The EU ban on the use of methiocarb slug pellets in 2014, followed by this latest announcement on metaldehyde, means growers will have just one option left – ferric phosphate – to control slugs on cereals, potatoes, oilseed rape and brassicas.

In contrast, metaldehyde will still be available for growers to use more or less everywhere outside Britain, including 24 EU member states.

Alison Hall, product manager at Adama Agricultural Solutions, which manufactures metaldehyde, said: “It’s a massive disappointment for the industry, for metaldehyde manufacturers and particularly the arable sector.

“There was not much diversity of active substances available for slug control in any case. Essentially, with losing one of these, it reduces the resilience down to a single active [ferric phosphate] that has only been around for a few years.”

Stewardship engagement

In autumn 2017, the Metaldehyde Stewardship Group (MSG) introduced enhanced stewardship guidelines to help increase protection of watercourses and minimise the risk to other wildlife. 

Uptake and engagement with these enhanced guidelines had been high, suggesting that less metaldehyde was used in autumn 2017.
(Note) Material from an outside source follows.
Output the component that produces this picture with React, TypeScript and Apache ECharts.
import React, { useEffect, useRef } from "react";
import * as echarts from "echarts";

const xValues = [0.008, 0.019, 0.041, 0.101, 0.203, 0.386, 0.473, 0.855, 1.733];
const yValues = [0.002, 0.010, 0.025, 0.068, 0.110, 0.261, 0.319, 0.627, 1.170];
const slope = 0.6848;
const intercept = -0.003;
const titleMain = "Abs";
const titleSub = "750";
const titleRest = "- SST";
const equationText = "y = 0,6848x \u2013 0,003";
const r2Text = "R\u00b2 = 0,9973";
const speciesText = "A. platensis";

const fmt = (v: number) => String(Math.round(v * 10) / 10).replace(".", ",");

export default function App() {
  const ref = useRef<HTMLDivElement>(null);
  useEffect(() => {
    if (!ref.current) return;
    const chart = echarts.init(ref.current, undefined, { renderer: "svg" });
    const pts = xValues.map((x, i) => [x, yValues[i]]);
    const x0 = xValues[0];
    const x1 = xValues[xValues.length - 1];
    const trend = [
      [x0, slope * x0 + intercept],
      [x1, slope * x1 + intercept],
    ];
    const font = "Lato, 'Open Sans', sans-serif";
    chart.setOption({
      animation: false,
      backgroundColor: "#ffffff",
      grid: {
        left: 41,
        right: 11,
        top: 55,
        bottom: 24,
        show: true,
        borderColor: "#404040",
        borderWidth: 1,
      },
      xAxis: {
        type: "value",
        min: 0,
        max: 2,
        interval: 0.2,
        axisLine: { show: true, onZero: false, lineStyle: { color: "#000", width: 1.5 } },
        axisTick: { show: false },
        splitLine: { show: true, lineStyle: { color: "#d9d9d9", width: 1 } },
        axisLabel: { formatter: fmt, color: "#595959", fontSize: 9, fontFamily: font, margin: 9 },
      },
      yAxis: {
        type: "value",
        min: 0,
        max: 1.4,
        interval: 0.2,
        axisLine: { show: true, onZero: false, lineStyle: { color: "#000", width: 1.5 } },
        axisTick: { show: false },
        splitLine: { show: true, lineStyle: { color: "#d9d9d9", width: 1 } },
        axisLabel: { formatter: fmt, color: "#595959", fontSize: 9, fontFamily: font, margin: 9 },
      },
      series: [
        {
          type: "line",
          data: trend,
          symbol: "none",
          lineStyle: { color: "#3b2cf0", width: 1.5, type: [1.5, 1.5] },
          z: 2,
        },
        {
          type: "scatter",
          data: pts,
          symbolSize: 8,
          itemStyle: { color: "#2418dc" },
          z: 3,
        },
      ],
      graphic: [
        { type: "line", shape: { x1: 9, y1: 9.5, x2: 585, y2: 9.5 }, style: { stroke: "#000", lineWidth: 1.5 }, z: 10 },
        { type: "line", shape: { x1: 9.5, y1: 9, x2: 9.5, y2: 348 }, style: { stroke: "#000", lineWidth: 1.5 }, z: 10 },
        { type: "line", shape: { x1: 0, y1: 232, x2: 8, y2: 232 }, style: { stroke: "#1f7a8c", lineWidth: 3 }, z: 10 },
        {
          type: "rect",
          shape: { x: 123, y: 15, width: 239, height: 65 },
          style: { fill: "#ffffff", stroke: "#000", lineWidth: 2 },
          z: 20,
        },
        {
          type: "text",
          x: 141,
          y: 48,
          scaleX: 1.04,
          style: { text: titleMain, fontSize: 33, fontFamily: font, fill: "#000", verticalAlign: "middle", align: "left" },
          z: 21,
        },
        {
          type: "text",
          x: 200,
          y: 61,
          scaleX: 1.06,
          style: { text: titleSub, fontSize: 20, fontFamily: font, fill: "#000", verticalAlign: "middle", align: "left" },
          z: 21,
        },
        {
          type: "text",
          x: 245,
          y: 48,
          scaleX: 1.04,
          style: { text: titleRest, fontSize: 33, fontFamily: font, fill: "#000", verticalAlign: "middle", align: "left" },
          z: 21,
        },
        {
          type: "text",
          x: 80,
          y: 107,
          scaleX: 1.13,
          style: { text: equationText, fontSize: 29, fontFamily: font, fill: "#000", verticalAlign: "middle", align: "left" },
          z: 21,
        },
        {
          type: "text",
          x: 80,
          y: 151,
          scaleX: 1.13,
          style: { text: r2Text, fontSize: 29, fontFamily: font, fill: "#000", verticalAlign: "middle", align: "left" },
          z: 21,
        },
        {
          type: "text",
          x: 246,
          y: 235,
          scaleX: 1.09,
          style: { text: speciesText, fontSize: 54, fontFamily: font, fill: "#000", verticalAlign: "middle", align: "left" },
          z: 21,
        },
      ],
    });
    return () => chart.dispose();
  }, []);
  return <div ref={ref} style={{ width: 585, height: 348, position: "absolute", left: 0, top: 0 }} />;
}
Dr Hall, who is also a spokeswoman for the MSG, said the metaldehyde ban would add further difficulties for growers trying to establish oilseed rape and cereal crops in the autumn.

“Slugs can be absolutely devastating,” she added. “Crop establishment was already under pressure following the ban on neonicotinoids [seed treatments].”

Dr Hall encouraged growers who decide to use metaldehyde in 2019 to follow stewardship guidelines (see panel).

She said: “From an MSG point of view, we would like to say a big thank you to the agricultural industry for the amazing engagement in metaldehyde stewardship.

“Although it is a disappointing outcome, it does show that the industry can manage pesticides in a responsible manner and rise to the challenges.”

‘Political decision’

Colin Myram, an independent agronomist and an industry consultant, was involved in MSG since its inception in 2008. He had also been working on the re-registration of the active for the past 13 years.

“I’m extremely disappointed that we are losing yet another important product,” he said.

“The companies have spent millions of pounds in providing data that the CRD [Chemicals Regulation Division] asked for and then it almost seems to have come down to a political decision.”

The NFU said the ban would give a competitive advantage to farmers abroad who would export into our markets using crop protection materials banned in the UK.

NFU deputy president Guy Smith said: “Farmers and growers already use a holistic approach to slug control to keep the use of slug pellets to a minimum. 

“While ferric phosphate can be used as an alternative slug control treatment it is possible that resistance could develop, as we have seen with other pesticide products when alternatives have been removed and farmers and growers have been left to rely on one active ingredient.”

The Agriculture and Horticulture Development Board has estimated that a lack of slug control products could cost UK crop production £100m a year.

Responsible use of metaldehyde still a requirement

The ban on metaldehyde will come into effect in Great Britain from spring 2020. Until then, the product will still be available to use on oilseed rape, cereals, potatoes and brassicas.

The Metaldehyde Stewardship Group (MSG) is urging growers to take steps to use the product responsibly ahead of the ban. MSG spokeswoman Alison Hall said growers should follow four key steps:

  1. Do not allow metaldehyde pellets to fall within a minimum of 10m of any field boundary or watercourse.
  2. Use metaldehyde slug pellets only as part of a wider Integrated Pest Management (IPM) programme.
  3. Consider factors such as soil and stubble management, planting methods, weather, trapping and monitoring.
  4. Finally, stop and think “BIRD” before applying. This stands for Buffer, I’m legal, Records, and Dose.